I wonder what pure evil Cash confronted that day. The murderer approached holding a small child—a little girl—in his arms. I am sure that took my son by surprise. The absolute last thing he would have expected was that a legion of demons, hiding behind a child, would be the cause of his earthly death.
The Cry for Justice
I cry out to the Lord for justice. Will we get justice as this man makes a mockery of the court system? He claims to be a "sovereign citizen," acting as though he is above the law—a felon and an armed robber turning our once-great justice system into a joke.
Psalm 82:8 says, "Rise up, O God, judge the earth, for all the nations are your inheritance." When earthly systems fail us, I have to anchor myself to the truth that God has the final say.

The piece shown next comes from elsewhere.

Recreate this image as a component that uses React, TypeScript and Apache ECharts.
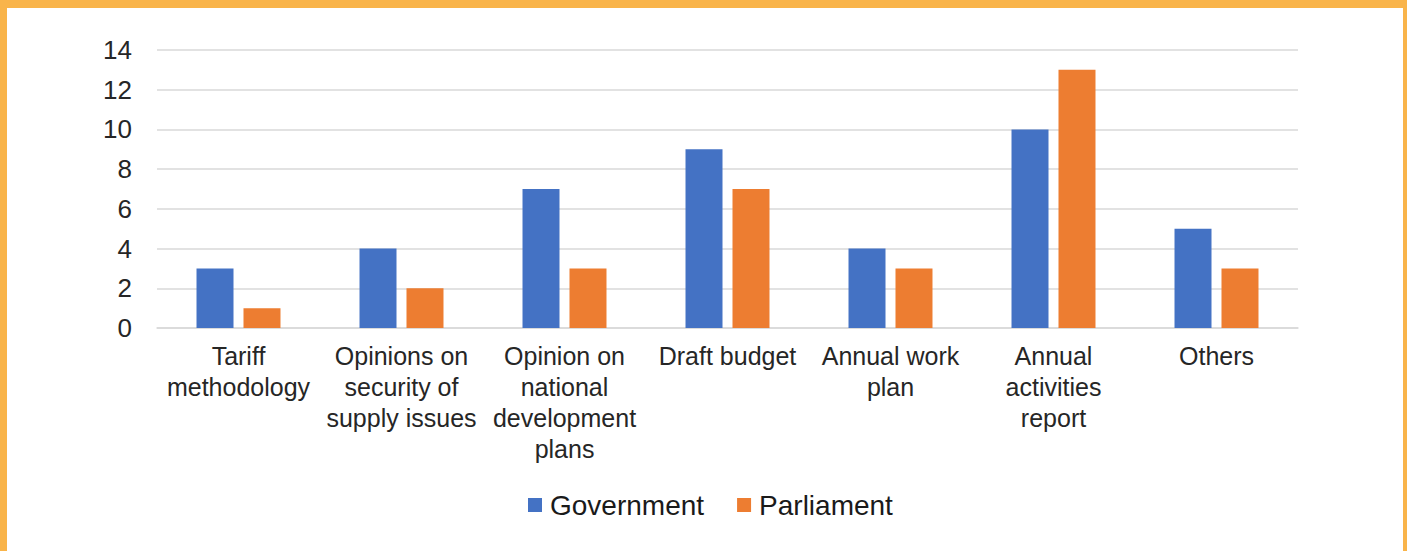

I am praying for the hardest thing imaginable: the strength to forgive this man and to pray for his salvation. I am asking God to help me find compassion for him when every fiber of my earthly body screams for vengeance.
Setting Up an Ebenezer
I am mentally and physically scarred. I will never be the same after Cash’s murder. But today, I feel the righteous strength returning to do God's will.
In 1 Samuel 7, Samuel sets up a stone—an Ebenezer—to remember that "Thus far the Lord has helped us." This blog post is my Ebenezer today. I am documenting the return of my strength so that I never forget who gave it to me.

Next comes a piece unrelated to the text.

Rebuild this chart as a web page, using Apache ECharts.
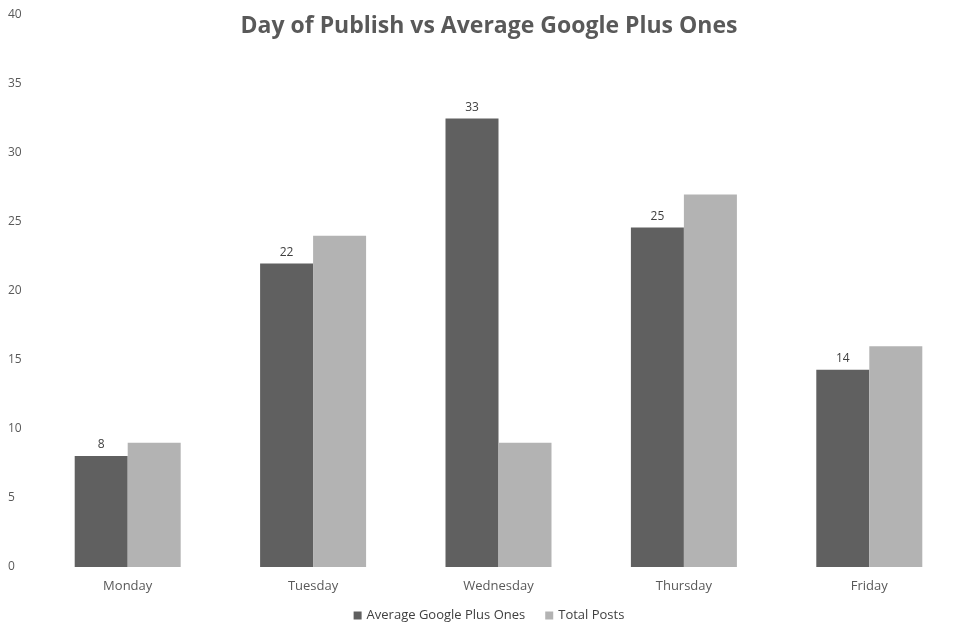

I pray that God uses this renewed mind and body to create 100x influence. I want to point people back to God. I want to have godly conversations, fighting for true revival in this country as we approach our 250th anniversary. I pray God prepares our hearts without having to prune us as harshly as He did the Israelites.
Thank You, Lord, for renewing my mind. Please don't let this feeling go away. There is no better feeling than the hope of one day standing before You, reuniting with my son, and hearing You say, "Well done, good and faithful servant."